Re: Tudrus

From: t0lgsoo1
Message: 67054
Date: 2011-01-08

>Kein Beleg then, since the OHG *trahho is the result of an
>analysis; you should properly have asterisked it. Detail.

If we wanna be eager Erbsenzähler, then we'd pay attention
to the details I gave, i.e., I put the asterisk as it
is printed in Wahrig. Anutrehho is written without an
asterisk. Therefore, I for one assume that the German
germanist teams who prepared the stuff for this dictionary
(in a period of X decades) must have found the word in
old medieval texts. Only *anut-trahho is asterisked.

>Interesting that your Sprachgefühl immediately identifies
>the -k- suffix with the (mainly North German) diminutive
>suffix -ken.

Not only the Sprachgefühl but also my knowledge from some
books & the "Atlas der dt. Sprache". And, apart from what one
gets to hear from audio/video media (TV talk-shows, theater,
movies & the like), I myself lived for a while North of the
wat/was, er/he, zu/to, ich/ik, Apfel/appel, es/et,
bißchen/bißken "border" (and relatives of mine live in an
area between the Limburgesch and Nedersaksesch areas, where
a joke like this is possible in the German area there, but
would barely be understood in Stuttgart, Munich, Vienna:
"Was sagt der arabische Bäckermeister zu seinem Lehrling?
Back dat!" I.e., Baghdad).

In southern dialects, -chen (-ke/n) is rare, because of
-lein (-l, -le, -la, -li). So, *Antke would be a "no-go".

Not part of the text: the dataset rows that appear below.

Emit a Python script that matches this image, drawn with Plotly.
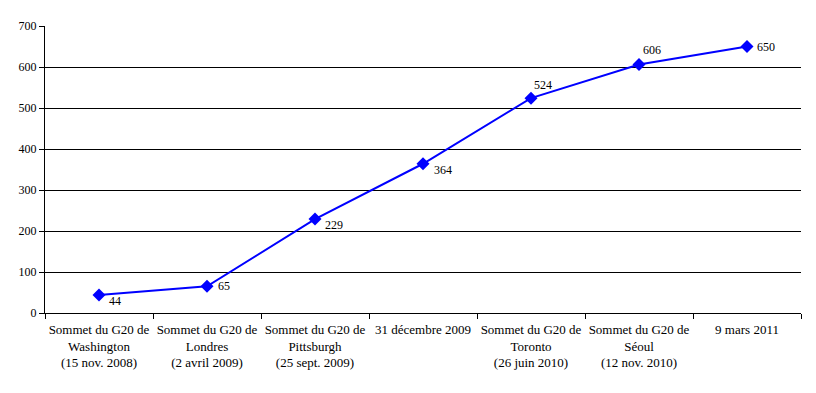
import plotly.graph_objects as go

categories = [
    "Sommet du G20 de<br>Washington<br>(15 nov. 2008)",
    "Sommet du G20 de<br>Londres<br>(2 avril 2009)",
    "Sommet du G20 de<br>Pittsburgh<br>(25 sept. 2009)",
    "31 décembre 2009",
    "Sommet du G20 de<br>Toronto<br>(26 juin 2010)",
    "Sommet du G20 de<br>Séoul<br>(12 nov. 2010)",
    "9 mars 2011",
]
values = [44, 65, 229, 364, 524, 606, 650]

# label offsets (pixels) relative to each point: style only
label_dx = [8, 9, 8, 9, 1, 2, 8]
label_dy = [-6, 0, -6, -6, 13, 15, 0]

font = "Liberation Serif, Times New Roman, serif"

fig = go.Figure(go.Scatter(
    x=categories, y=values, mode="lines+markers",
    line=dict(color="#0000FF", width=2),
    marker=dict(symbol="diamond", size=10, color="#0000FF"),
    showlegend=False,
))

for c, v, dx, dy in zip(categories, values, label_dx, label_dy):
    fig.add_annotation(
        x=c, y=v, text=str(v), showarrow=False,
        xanchor="left", yanchor="middle", xshift=dx, yshift=dy,
        font=dict(family=font, size=12, color="black"),
    )

fig.update_layout(
    width=808, height=385,
    margin=dict(l=37, r=15, t=18, b=80),
    paper_bgcolor="white", plot_bgcolor="white",
    font=dict(family=font, size=13, color="black"),
)
fig.update_xaxes(
    type="category", tickson="boundaries", ticks="outside", ticklen=5,
    tickcolor="black", showline=True, linecolor="black", linewidth=1,
    showgrid=False, tickfont=dict(family=font, size=13), range=[-0.5, 6.5],
    ticklabelstandoff=4, tickangle=0, automargin=False,
)
fig.update_yaxes(
    range=[0, 700], dtick=100, ticks="outside", ticklen=5, tickcolor="black",
    showline=True, linecolor="black", linewidth=1,
    showgrid=True, gridcolor="black", gridwidth=1, zeroline=False,
    tickfont=dict(family=font, size=12), automargin=False,
)

fig.write_html("out.html")
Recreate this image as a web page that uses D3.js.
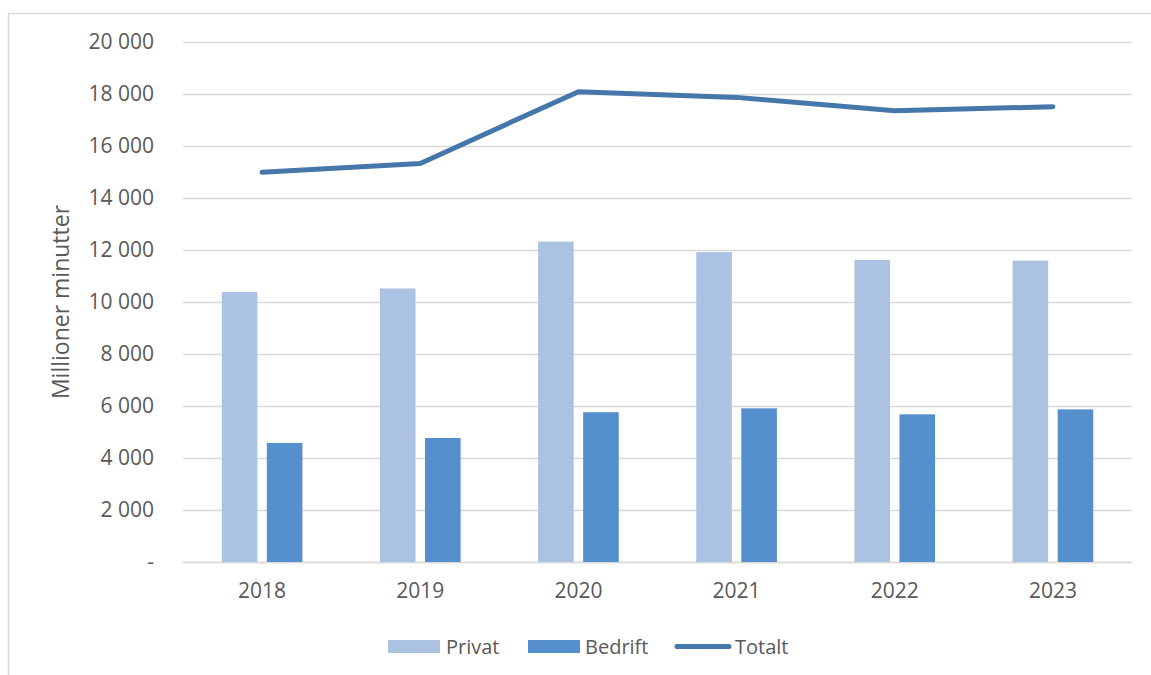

In the East, -ke(n) has been in a multisecular "symbiosis"
with similarly sounding Slavic suffixes (-ki, -ski), which
can be seen in extremely numerous onomastic attempts at
Germanizing Slavic (and Baltic) names (e.g. Blaschek >
Blaschke; Vitek > Wittke "whiteling", Binek > Behnke, that
might be understood as a diminutive of Bernhard etc.)

>Parallel example:
>Da. svær, sværere, sværest
>Sw. svår, svårare, svårast

In the Bav. dial. area, one doesn't say er/sie fährt, but
er/sie fahrt. OTOH, in the same area, most people feel that
they should pronounce a plural Wägen ['ve:g&n], instead
of Wagen, and er/sie frägt [fregt, frekt, frext], instead
of er/sie fragt [a:].

(In Franconian, in Nürnberg ("Neenberjch"), they have a
curious er/sie keft instead of er/sie kauft ("buys, is
buying"). So that Kefer doesn't always mean Käfer "bug",
but can also mean Käufer "buyer", a thing which has some
echo even in the Yiddish spoken in Eastern Europe, e.g.
names such as Kefer, Kefel, but whose real semantics is...
Jacob/James; names containing Kef-, Kop-, Kup-, Kub-, Kap-,
Kauf- etc.)

>Danish pote "paw" (<- Dutch poot?) is completely
>uncharacteristic with its preserved -t- (no -d- as expected).